A moins bien sur que leurs arguments, notamment leurs compréhensions
de l'Islam et de la culture musulmane et arabe, ne courent
le risque
d'apparaîtrent décalés,
formatés ou carrément fausses au contact de
la réalité, que leurs
conceptions de la république et de la liberté ne
se révèlent bien éloignées
de celles du Peuple ou pourquoi pas qu'ils dévoilent une
inspiration ou des intérêts que l'on ne
soupçonnerait pas.
C'est par la volonté d'en passer par ce genre de débat public, avec ceux qui sont directement concernés, que l'on jauge le respect et le degré de liberté que consentent au Peuple les gardiens de tous les dogmes.

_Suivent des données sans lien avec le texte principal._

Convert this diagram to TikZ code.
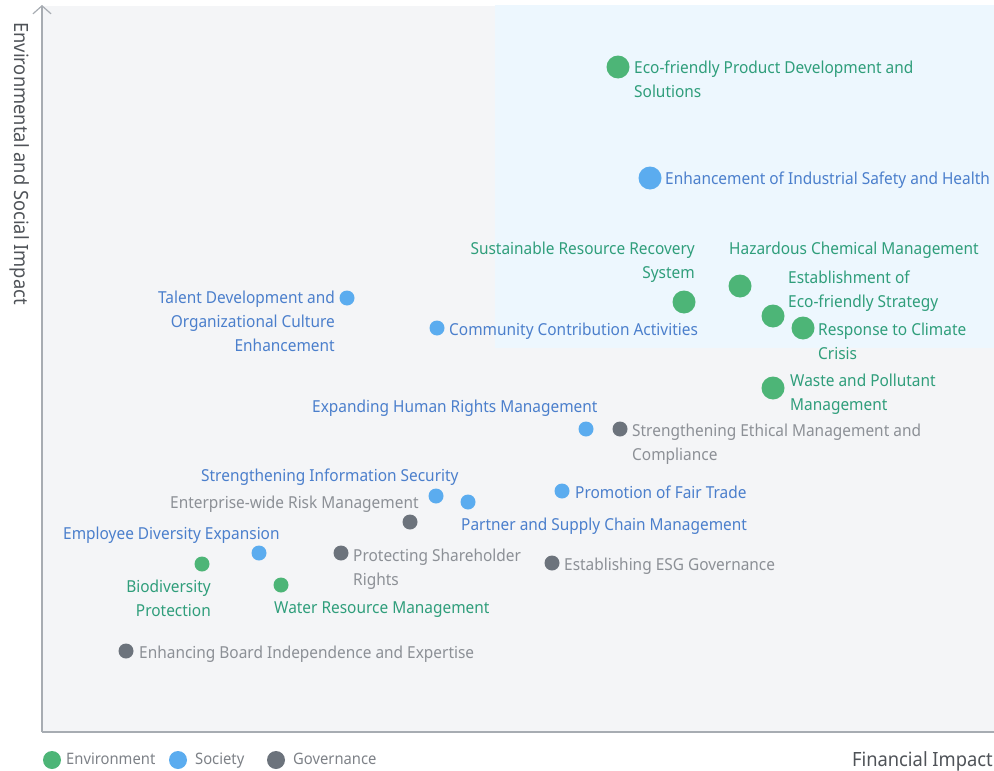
\documentclass[tikz,border=0pt]{standalone}
\usepackage{fontspec}
\setmainfont{Noto Sans}[FakeStretch=0.935]
\usetikzlibrary{arrows.meta}
\definecolor{bggray}{HTML}{F4F5F7}
\definecolor{bgblue}{HTML}{EDF7FE}
\definecolor{axisc}{HTML}{A7ACB2}
\definecolor{envtxt}{HTML}{2F9E7B}
\definecolor{envdot}{HTML}{4DB577}
\definecolor{soctxt}{HTML}{4B7FCC}
\definecolor{socdot}{HTML}{5BACEF}
\definecolor{govtxt}{HTML}{8C9096}
\definecolor{govdot}{HTML}{6C737C}
\definecolor{legtxt}{HTML}{7D8187}
\definecolor{axtxt}{HTML}{4F5358}
\newcommand{\dy}{10.5}
\tikzset{
  lbl/.style={inner sep=0pt, font=\fontsize{16.5}{24}\selectfont},
  envl/.style={lbl, text=envtxt},
  socl/.style={lbl, text=soctxt},
  govl/.style={lbl, text=govtxt},
  axl/.style={inner sep=0pt, text=axtxt, font=\fontsize{19.6}{24}\selectfont},
  legl/.style={inner sep=0pt, text=legtxt, font=\fontsize{15.8}{24}\selectfont},
  bigdot/.style={circle, inner sep=0pt, minimum size=23pt},
  smalldot/.style={circle, inner sep=0pt, minimum size=15pt},
  legdot/.style={circle, inner sep=0pt, minimum size=18pt},
}
\begin{document}
\begin{tikzpicture}[x=1pt,y=-1pt]
\useasboundingbox (0,0) rectangle (994,771);
% backgrounds
\fill[bggray] (42,6) rectangle (994,732);
\fill[bgblue] (495,5) rectangle (994,348);
% axes
\coordinate (origin) at (42,732);
\coordinate (ytop) at (42,5);
\coordinate (xend) at (994,732);
\draw[axisc, line width=1.2pt, -{Straight Barb[length=8pt,width=18pt,line width=1.2pt]}] (origin) -- (ytop);
\draw[axisc, line width=1.2pt] (origin) -- (xend);
\node[axl, rotate=-90, anchor=west] (ylab) at (20,22) {Environmental and Social Impact};
\node[axl, anchor=east] (xlab) at (993,761) {Financial Impact};

% Environment
\node[bigdot, fill=envdot] (d1) at (618,67) {};
\node[envl, anchor=north west, align=left] (t1) at (634,67-\dy) {\strut Eco-friendly Product Development and\\Solutions};
\node[bigdot, fill=envdot] (d3) at (684,302) {};
\node[envl, anchor=north east, align=right] (t3) at (695,248-\dy) {\strut Sustainable Resource Recovery\\System};
\node[bigdot, fill=envdot] (d4) at (740,286) {};
\node[envl, anchor=north west, align=left] (t4) at (729,248-\dy) {\strut Hazardous Chemical Management};
\node[bigdot, fill=envdot] (d5) at (773,316) {};
\node[envl, anchor=north west, align=left] (t5) at (788,277-\dy) {\strut Establishment of\\Eco-friendly Strategy};
\node[bigdot, fill=envdot] (d6) at (803,328) {};
\node[envl, anchor=north west, align=left] (t6) at (818,329-\dy) {\strut Response to Climate\\Crisis};
\node[bigdot, fill=envdot] (d7) at (773,388) {};
\node[envl, anchor=north west, align=left] (t7) at (790,380-\dy) {\strut Waste and Pollutant\\Management};
\node[smalldot, fill=envdot] (d8) at (202,564) {};
\node[envl, anchor=north east, align=right] (t8) at (211,586-\dy) {\strut Biodiversity\\Protection};
\node[smalldot, fill=envdot] (d9) at (281,585) {};
\node[envl, anchor=north west, align=left] (t9) at (274,607-\dy) {\strut Water Resource Management};

% Society
\node[bigdot, fill=socdot] (s1) at (650,178) {};
\node[socl, anchor=north west, align=left] (u1) at (665,178-\dy) {\strut Enhancement of Industrial Safety and Health};
\node[smalldot, fill=socdot] (s2) at (347,298) {};
\node[socl, anchor=north east, align=right] (u2) at (335,297-\dy) {\strut Talent Development and\\Organizational Culture\\Enhancement};
\node[smalldot, fill=socdot] (s3) at (437,328) {};
\node[socl, anchor=north west, align=left] (u3) at (449,329-\dy) {\strut Community Contribution Activities};
\node[smalldot, fill=socdot] (s4) at (586,429) {};
\node[socl, anchor=north west, align=left] (u4) at (312,406-\dy) {\strut Expanding Human Rights Management};
\node[smalldot, fill=socdot] (s5) at (436,496) {};
\node[socl, anchor=north west, align=left] (u5) at (201,475-\dy) {\strut Strengthening Information Security};
\node[smalldot, fill=socdot] (s6) at (468,502) {};
\node[socl, anchor=north west, align=left] (u6) at (461,524-\dy) {\strut Partner and Supply Chain Management};
\node[smalldot, fill=socdot] (s7) at (562,491) {};
\node[socl, anchor=north west, align=left] (u7) at (575,492-\dy) {\strut Promotion of Fair Trade};
\node[smalldot, fill=socdot] (s8) at (259,553) {};
\node[socl, anchor=north west, align=left] (u8) at (63,533-\dy) {\strut Employee Diversity Expansion};

% Governance
\node[smalldot, fill=govdot] (g1) at (620,429) {};
\node[govl, anchor=north west, align=left] (h1) at (632,430-\dy) {\strut Strengthening Ethical Management and\\Compliance};
\node[smalldot, fill=govdot] (g2) at (410,522) {};
\node[govl, anchor=north west, align=left] (h2) at (170,502-\dy) {\strut Enterprise-wide Risk Management};
\node[smalldot, fill=govdot] (g3) at (341,553) {};
\node[govl, anchor=north west, align=left] (h3) at (353,555-\dy) {\strut Protecting Shareholder\\Rights};
\node[smalldot, fill=govdot] (g4) at (552,563) {};
\node[govl, anchor=north west, align=left] (h4) at (564,564-\dy) {\strut Establishing ESG Governance};
\node[smalldot, fill=govdot] (g5) at (126,651) {};
\node[govl, anchor=north west, align=left] (h5) at (139,652-\dy) {\strut Enhancing Board Independence and Expertise};

% Legend
\node[legdot, fill=envdot] (l1) at (52,760) {};
\node[legl, anchor=west] (k1) at (66,760) {\strut Environment};
\node[legdot, fill=socdot] (l2) at (178,760) {};
\node[legl, anchor=west] (k2) at (195,760) {\strut Society};
\node[legdot, fill=govdot] (l3) at (276,760) {};
\node[legl, anchor=west] (k3) at (293,760) {\strut Governance};
\end{tikzpicture}
\end{document}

Lire aussi mes commentaires d'actualité
sur le sujet:
La leçon d'humaniste belge ou la
fatwa des gardiens de la laïcité
française ?
Un bandeau sur les yeux vaut bien une burqa sur le visage
(1) Pendant la dernière occupation de la France, une loi spécifique imposant la couture sur le vêtement d'un signe distinctif (en l'ocurrence une étoile jaune, rose, etc...), visait certaines communautés. Cependant, cette mesure n'a été rendue possible qu'en raison du contexte particulier d'occupation et reste à ce titre attachée à une période de guerre où l'autonomie nationale et les principes républicains n'avaient plus court.